A crise do leite voltou ao centro do debate em Brasília. Com importações recordes e preços em queda livre, o setor lácteo brasileiro enfrenta uma das fases mais duras das últimas décadas — e a Confederação da Agricultura e Pecuária do Brasil (CNA) diz que só há um caminho possível: a adoção imediata de medidas antidumping contra o leite vindo da Argentina e do Uruguai.
O alerta foi dado durante uma audiência pública na Câmara dos Deputados, realizada na última terça-feira (4), na Comissão de Agricultura, Pecuária, Abastecimento e Desenvolvimento Rural. O encontro reuniu parlamentares e representantes de toda a cadeia produtiva para discutir saídas para a competitividade do leite nacional, que perde espaço rapidamente diante de produtos importados com custos artificiais mais baixos.

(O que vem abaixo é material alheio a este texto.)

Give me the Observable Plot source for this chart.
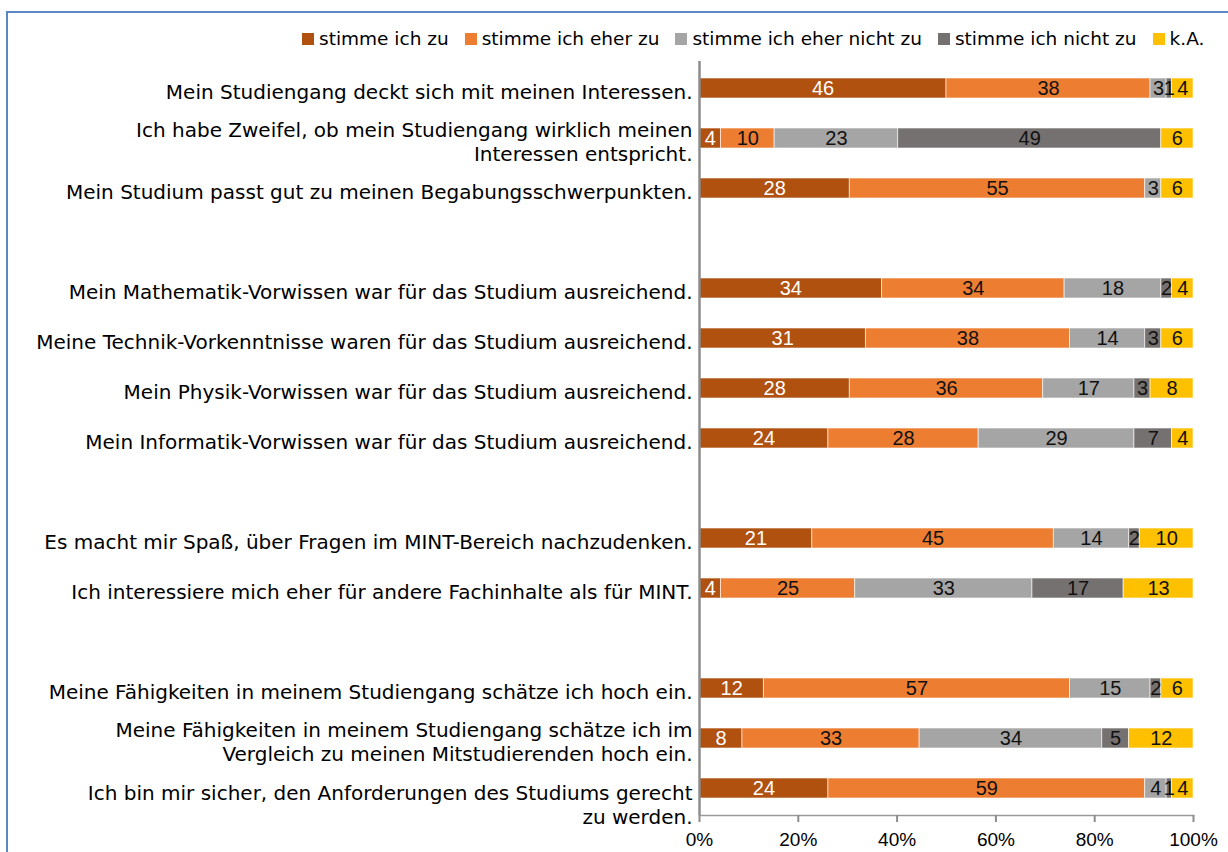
<!DOCTYPE html>
<html>
<head>
<meta charset="utf-8">
<script src="https://cdn.jsdelivr.net/npm/d3@7"></script>
<script src="https://cdn.jsdelivr.net/npm/@observablehq/plot@0.6"></script>
<style>
  html, body { margin: 0; padding: 0; background: #fff; }
  body { width: 1228px; height: 852px; position: relative; overflow: hidden; font-family: "DejaVu Sans", sans-serif; }
  #frame { position: absolute; left: 6px; top: 11px; width: 1300px; height: 900px; border-left: 2px solid #5b87c6; border-top: 2px solid #5b87c6; }
  #chart { position: absolute; left: 0; top: 0; }
  #legend { position: absolute; left: 302px; top: 28px; display: flex; gap: 16px; font-size: 18.5px; color: #000; align-items: center; }
  #legend .item { display: flex; align-items: center; }
  #legend .sw { width: 12px; height: 12px; display: inline-block; margin-right: 5px; }
</style>
</head>
<body>
<div id="frame"></div>
<div id="chart"></div>
<div id="legend"></div>
<script>
// ---- data ----
const series = ["stimme ich zu", "stimme ich eher zu", "stimme ich eher nicht zu", "stimme ich nicht zu", "k.A."];
const colors = ["#b0510f", "#ed7d31", "#a5a5a5", "#767171", "#ffc000"];

const statements = [
  "Mein Studiengang deckt sich mit meinen Interessen.",
  "Ich habe Zweifel, ob mein Studiengang wirklich meinen\nInteressen entspricht.",
  "Mein Studium passt gut zu meinen Begabungsschwerpunkten.",
  "Mein Mathematik-Vorwissen war für das Studium ausreichend.",
  "Meine Technik-Vorkenntnisse waren für das Studium ausreichend.",
  "Mein Physik-Vorwissen war für das Studium ausreichend.",
  "Mein Informatik-Vorwissen war für das Studium ausreichend.",
  "Es macht mir Spaß, über Fragen im MINT-Bereich nachzudenken.",
  "Ich interessiere mich eher für andere Fachinhalte als für MINT.",
  "Meine Fähigkeiten in meinem Studiengang schätze ich hoch ein.",
  "Meine Fähigkeiten in meinem Studiengang schätze ich im\nVergleich zu meinen Mitstudierenden hoch ein.",
  "Ich bin mir sicher, den Anforderungen des Studiums gerecht\nzu werden."
];
// group sizes (an empty row separates groups)
const groupSizes = [3, 4, 2, 3];

const zu        = [46, 4, 28, 34, 31, 28, 24, 21, 4, 12, 8, 24];
const eherZu    = [38, 10, 55, 34, 38, 36, 28, 45, 25, 57, 33, 59];
const eherNicht = [3, 23, 3, 18, 14, 17, 29, 14, 33, 15, 34, 4];
const nicht     = [1, 49, 0, 2, 3, 3, 7, 2, 17, 2, 5, 1];
const ka        = [4, 6, 6, 4, 6, 8, 4, 10, 13, 6, 12, 4];

const xTicks = [0, 0.2, 0.4, 0.6, 0.8, 1];

// ---- build tables ----
const valueArrays = [zu, eherZu, eherNicht, nicht, ka];
const data = [];
statements.forEach((s, i) => {
  series.forEach((ser, j) => data.push({label: s, series: ser, value: valueArrays[j][i]}));
});
const yDomain = [];
let k = 0;
groupSizes.forEach((n, g) => {
  for (let i = 0; i < n; i++) yDomain.push(statements[k++]);
  if (g < groupSizes.length - 1) yDomain.push("__gap" + g);
});

const stackOpts = {x: "value", y: "label", z: "series", offset: "normalize", order: series};
const lastLabel = statements[statements.length - 1];
const labelStyle = {x: () => 0, y: d => d, text: d => d, textAnchor: "end", dx: -7, lineHeight: 1.2,
  fill: "#000", fontSize: 20, fontFamily: "DejaVu Sans"};

const plot = Plot.plot({
  width: 1228,
  height: 852,
  marginLeft: 699,
  marginRight: 35,
  marginTop: 61,
  marginBottom: 37,
  style: {fontFamily: "Liberation Sans, Arial, sans-serif", fontSize: "19px", background: "transparent", color: "#000"},
  x: {domain: [0, 1], axis: null},
  y: {domain: yDomain, paddingInner: 0.6, paddingOuter: 0.3, axis: null},
  color: {domain: series, range: colors},
  marks: [
    Plot.barX(data, Plot.stackX({...stackOpts, fill: "series", stroke: "#fff", strokeOpacity: 0.6, strokeWidth: 1})),
    Plot.text(data, Plot.stackX({...stackOpts,
      text: d => (d.series === series[0] && d.value > 0) ? String(d.value) : "",
      fill: "white", fontSize: 20})),
    Plot.text(data, Plot.stackX({...stackOpts,
      text: d => (d.series !== series[0] && d.value > 0) ? String(d.value) : "",
      fill: "#111", fontSize: 20})),
    Plot.text(statements.filter(s => s !== lastLabel), {...labelStyle, dy: 3}),
    Plot.text([lastLabel], {...labelStyle, dy: 16}),
    Plot.frame({anchor: "bottom", stroke: "#9a9a9a", strokeWidth: 1.5}),
    Plot.axisX(xTicks, {tickFormat: d3.format(".0%"), tickSize: 7, tickPadding: 10, stroke: "#8c8c8c", fill: "#000", fontSize: 19, strokeWidth: 2, label: null}),
    Plot.ruleX([0], {stroke: "#8c8c8c", strokeWidth: 2.5})
  ]
});
document.getElementById("chart").appendChild(plot);

// ---- legend ----
const legend = document.getElementById("legend");
series.forEach((s, i) => {
  const item = document.createElement("span");
  item.className = "item";
  const sw = document.createElement("span");
  sw.className = "sw";
  sw.style.background = colors[i];
  item.appendChild(sw);
  item.appendChild(document.createTextNode(s));
  legend.appendChild(item);
});
</script>
</body>
</html>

Segundo dados apresentados pela CNA, a entrada de leite subsidiado do Mercosul tem comprometido a rentabilidade e colocado em risco a sobrevivência de milhares de famílias rurais. “A cada litro que chega de fora, um produtor brasileiro é empurrado para fora da atividade”, resumiu o assessor técnico da entidade, Guilherme Dias, em tom crítico.
📉 Decisão do governo gera insegurança jurídica
Dias detalhou o histórico da investigação sobre a prática de dumping conduzida pelo Ministério do Desenvolvimento, Indústria, Comércio e Serviços (MDIC). Segundo ele, uma recente decisão do órgão alterou o entendimento sobre o caso e passou a considerar que o leite in natura não é produto similar ao leite em pó, o que, na prática, exclui os produtores rurais da proteção legal contra importações desleais.
“A decisão cria um vazio jurídico e desconsidera quem realmente sente o impacto do dumping: o produtor de leite in natura”, afirmou o representante da CNA.
Para tentar reverter o quadro, a confederação contratou um parecer internacional, reuniu novas provas e apresentou pedido de reconsideração ao Departamento de Defesa Comercial (Decom). O argumento central: o dano causado pelas importações deve ser avaliado a partir do impacto direto no campo, e não apenas na indústria.
🧮 Evidências do efeito antidumping
A CNA também mostrou números que sustentam o pedido. Quando a entidade protocolou o pedido de direitos antidumping provisórios, em março de 2025, houve redução de 16% nas importações de leite em pó já no mês seguinte. Após a decisão desfavorável, porém, o volume importado disparou 28%, evidenciando — segundo a CNA — que a simples sinalização de barreiras já freia o avanço do leite externo.
Enquanto o governo analisa a reconsideração, o cenário interno se deteriora. Os preços pagos ao produtor seguem em queda e as previsões para o final do ano indicam margens negativas em boa parte das regiões. “Sem defesa comercial, a crise do leite tende a se aprofundar. Estamos falando de uma atividade que emprega, alimenta e movimenta economias locais em todo o país”, alertou Dias.
⚖️ O peso político da crise do leite
A audiência pública também evidenciou a crescente pressão política em torno do tema. Deputados da frente agropecuária defenderam a urgência de medidas estruturais, mas cobraram maior agilidade do governo. Representantes de cooperativas e laticínios reforçaram que o problema não é apenas conjuntural, mas sistêmico, agravado por custos de produção elevados, crédito caro e concorrência desleal.
Nos bastidores, há quem veja o tema como uma bomba-relógio social. Estados como Minas Gerais, Paraná e Rio Grande do Sul, fortemente dependentes da atividade leiteira, registram aumento do endividamento rural e fechamento de pequenas propriedades. A perda de renda no campo já repercute no varejo e ameaça o abastecimento futuro, criando um ciclo de fragilidade em toda a cadeia.
🧩 Entre o Mercosul e a sobrevivência rural
A crise do leite reacende um velho dilema: como equilibrar os compromissos comerciais do Brasil no Mercosul com a necessidade de proteger sua produção interna? Para a CNA, o acordo regional não pode ser usado como escudo para práticas desleais de mercado. “Não é protecionismo, é sobrevivência”, disse um representante da entidade ao final do debate.
Com as margens no vermelho e importações em alta, o setor espera uma resposta do governo ainda em 2025. A CNA promete manter a pressão, sustentando que o antidumping não é apenas uma medida técnica, mas uma questão de justiça econômica e de soberania alimentar.
Enquanto isso, os produtores aguardam, entre incertezas e tanques meio vazios, o desfecho de uma crise que já passou do ponto de alerta.